地図からダイヤグラム型へのジャンプには「割り切り」があった。となれば、乗換検索の「出発駅から目的地へのルートがわかればよい」という「割り切り」も、ひとつのジャンプとなりうるのではないか。

もちろん、スマホが使えない人もいるし、駅の案内サインとしての役割もある。いまの路線図が完全にはなくなることはないだろう。

でも、「割り切り」によるジャンプを「紙には紙の良さが〜」と感情のまま抗うのは、わがままなのかもしれないな、とも思うのだ。もっと便利なものが出てきたら、それを止める理由はない。

「付加価値のある路線図」もある

で、以上は「ルートを調べる」という目的に限った話。それ以外にも、路線図には「付加価値」を持ったものもあって、これはこの先も残ると思う。

・ランドマークのイラストを載せるなど、観光マップとしての役割を持つもの
・工事の告知やスタンプラリーなど、特定の範囲に含まれる路線を示すもの

※「それは路線図なの?」というご意見もあるだろうけど、僕にとっては駅と路線を表す図は全部路線図なので……

そしてなにより、鉄道会社にとっては「うちの路線はここまで通ってます」というアピールの役割もある。

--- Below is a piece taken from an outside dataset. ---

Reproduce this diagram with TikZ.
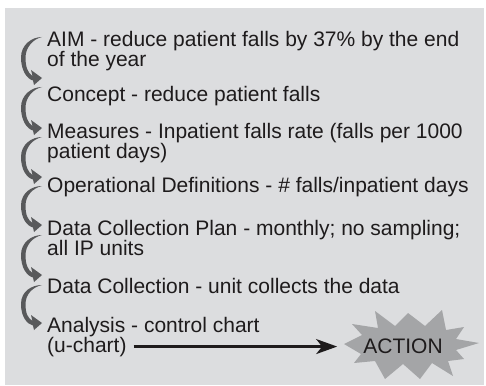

路線図がないと、どこまでカバーしているかパッとわからないもんね。

路線図のセレンディピティ

それでも最後にちょっとエモの部分を出しちゃうと、路線図によって目的地以外の場所に思いを馳せることは、やっぱりいいよなぁとも思うのです。

この路線に乗っていくとここまで行くんだ、この駅とこの駅は同じエリアなんだ、「新宿」って名前の駅いっぱいあるなぁ……。

書店をうろうろすると思わぬ本と出会うように、新聞を広げていると普段興味のない分野のニュースが目に入るように、そうしたセレンディピティって路線図にもある。旅ってそういうものじゃないですか〜という思いもあるものの、路線図をどう使うかは個人の自由。乗換検索でスマートに移動する人がいてもいいし、路線図片手にブラブラする人がいてもいい。


「どうして路線図はそこにあるのか」を考えることは、「路線図が好き」という嗜好を理解するために必要な問いかもしれない。その打合せの場では「うーん」で終わってしまったので、こうやって言語化しておくの大事ですね。